══ Provided data ══

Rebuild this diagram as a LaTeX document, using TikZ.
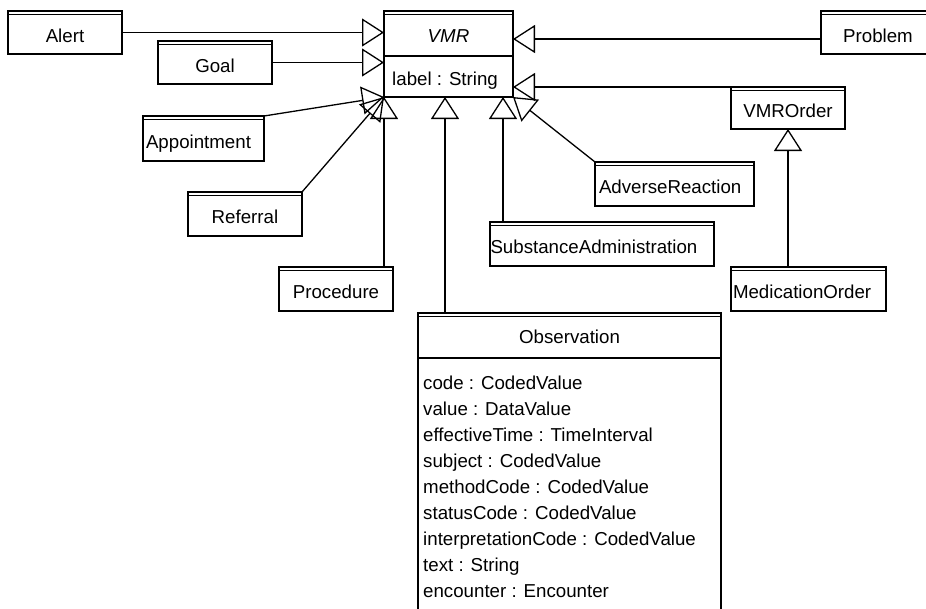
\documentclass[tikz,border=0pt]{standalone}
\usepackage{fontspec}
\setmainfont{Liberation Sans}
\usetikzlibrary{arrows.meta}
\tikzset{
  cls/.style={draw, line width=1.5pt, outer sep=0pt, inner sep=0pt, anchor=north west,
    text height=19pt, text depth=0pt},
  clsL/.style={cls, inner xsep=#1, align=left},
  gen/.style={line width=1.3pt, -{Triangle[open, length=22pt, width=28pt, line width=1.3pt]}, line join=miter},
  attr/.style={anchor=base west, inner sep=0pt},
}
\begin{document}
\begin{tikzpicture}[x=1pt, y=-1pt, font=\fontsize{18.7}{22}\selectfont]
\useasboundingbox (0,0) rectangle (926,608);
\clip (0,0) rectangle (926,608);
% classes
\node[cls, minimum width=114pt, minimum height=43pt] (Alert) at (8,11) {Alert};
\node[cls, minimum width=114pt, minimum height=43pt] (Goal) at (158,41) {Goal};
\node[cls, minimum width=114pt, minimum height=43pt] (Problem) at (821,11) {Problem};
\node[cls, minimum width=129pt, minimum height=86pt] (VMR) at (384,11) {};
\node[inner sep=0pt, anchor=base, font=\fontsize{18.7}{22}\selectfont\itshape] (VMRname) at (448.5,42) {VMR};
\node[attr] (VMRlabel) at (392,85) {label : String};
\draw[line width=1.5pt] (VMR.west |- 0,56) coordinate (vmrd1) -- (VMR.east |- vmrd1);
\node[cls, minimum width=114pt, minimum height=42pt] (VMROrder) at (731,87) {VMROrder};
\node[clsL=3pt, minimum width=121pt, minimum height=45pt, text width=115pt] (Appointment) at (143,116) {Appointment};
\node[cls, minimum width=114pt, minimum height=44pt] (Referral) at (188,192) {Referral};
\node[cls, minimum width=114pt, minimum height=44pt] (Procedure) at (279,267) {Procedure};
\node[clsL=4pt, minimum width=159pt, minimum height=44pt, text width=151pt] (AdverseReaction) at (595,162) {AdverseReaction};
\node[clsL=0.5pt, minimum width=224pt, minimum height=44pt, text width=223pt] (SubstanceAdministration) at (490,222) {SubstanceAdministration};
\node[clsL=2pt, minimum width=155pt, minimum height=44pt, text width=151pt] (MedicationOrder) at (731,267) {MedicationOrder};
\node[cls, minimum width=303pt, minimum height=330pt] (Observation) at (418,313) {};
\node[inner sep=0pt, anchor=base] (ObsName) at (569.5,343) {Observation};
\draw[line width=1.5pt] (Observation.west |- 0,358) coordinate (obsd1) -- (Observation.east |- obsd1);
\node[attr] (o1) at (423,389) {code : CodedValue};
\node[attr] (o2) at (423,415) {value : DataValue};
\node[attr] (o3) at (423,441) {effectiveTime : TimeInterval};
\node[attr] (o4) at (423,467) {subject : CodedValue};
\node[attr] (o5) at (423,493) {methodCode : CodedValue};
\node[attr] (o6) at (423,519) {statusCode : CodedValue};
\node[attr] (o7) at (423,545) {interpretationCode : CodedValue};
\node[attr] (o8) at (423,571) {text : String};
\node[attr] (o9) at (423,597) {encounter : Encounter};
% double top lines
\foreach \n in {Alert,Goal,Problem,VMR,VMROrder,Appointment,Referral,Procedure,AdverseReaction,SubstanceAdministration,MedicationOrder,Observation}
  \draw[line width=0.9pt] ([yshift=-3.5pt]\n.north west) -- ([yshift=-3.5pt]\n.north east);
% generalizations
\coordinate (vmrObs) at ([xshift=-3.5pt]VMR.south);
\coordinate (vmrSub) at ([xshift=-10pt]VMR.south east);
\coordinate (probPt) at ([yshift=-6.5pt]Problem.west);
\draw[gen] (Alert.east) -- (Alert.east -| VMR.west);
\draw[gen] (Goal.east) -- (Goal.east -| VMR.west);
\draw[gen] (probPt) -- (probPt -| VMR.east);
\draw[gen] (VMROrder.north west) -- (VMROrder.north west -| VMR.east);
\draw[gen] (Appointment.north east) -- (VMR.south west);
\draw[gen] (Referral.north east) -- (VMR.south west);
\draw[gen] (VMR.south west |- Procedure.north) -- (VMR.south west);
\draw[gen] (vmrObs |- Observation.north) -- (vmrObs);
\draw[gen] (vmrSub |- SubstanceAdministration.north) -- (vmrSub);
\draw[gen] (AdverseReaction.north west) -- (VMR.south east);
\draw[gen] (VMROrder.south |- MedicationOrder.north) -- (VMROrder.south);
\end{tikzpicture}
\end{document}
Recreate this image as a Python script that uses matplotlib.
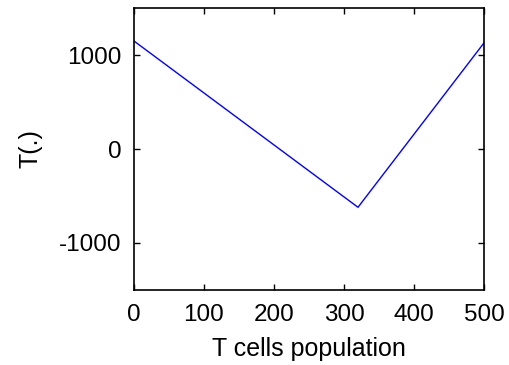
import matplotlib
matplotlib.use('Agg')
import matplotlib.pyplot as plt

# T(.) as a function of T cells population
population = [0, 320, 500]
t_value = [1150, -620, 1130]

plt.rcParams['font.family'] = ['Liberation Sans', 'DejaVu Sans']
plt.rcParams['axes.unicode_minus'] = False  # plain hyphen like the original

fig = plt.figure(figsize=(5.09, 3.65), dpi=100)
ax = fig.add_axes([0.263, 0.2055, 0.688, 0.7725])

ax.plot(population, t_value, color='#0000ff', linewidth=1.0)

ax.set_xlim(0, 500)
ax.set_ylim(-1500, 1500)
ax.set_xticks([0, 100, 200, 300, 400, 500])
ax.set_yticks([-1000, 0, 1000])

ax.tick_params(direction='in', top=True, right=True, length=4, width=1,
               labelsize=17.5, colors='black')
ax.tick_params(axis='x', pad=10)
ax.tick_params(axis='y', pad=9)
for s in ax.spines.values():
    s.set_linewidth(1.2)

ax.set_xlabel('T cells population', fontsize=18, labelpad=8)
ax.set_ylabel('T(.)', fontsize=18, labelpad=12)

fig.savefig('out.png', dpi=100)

═══

Scan the data above and copy every line with "this" in it.

Rebuild this diagram as a LaTeX document, using TikZ.
Recreate this image as a Python script that uses matplotlib.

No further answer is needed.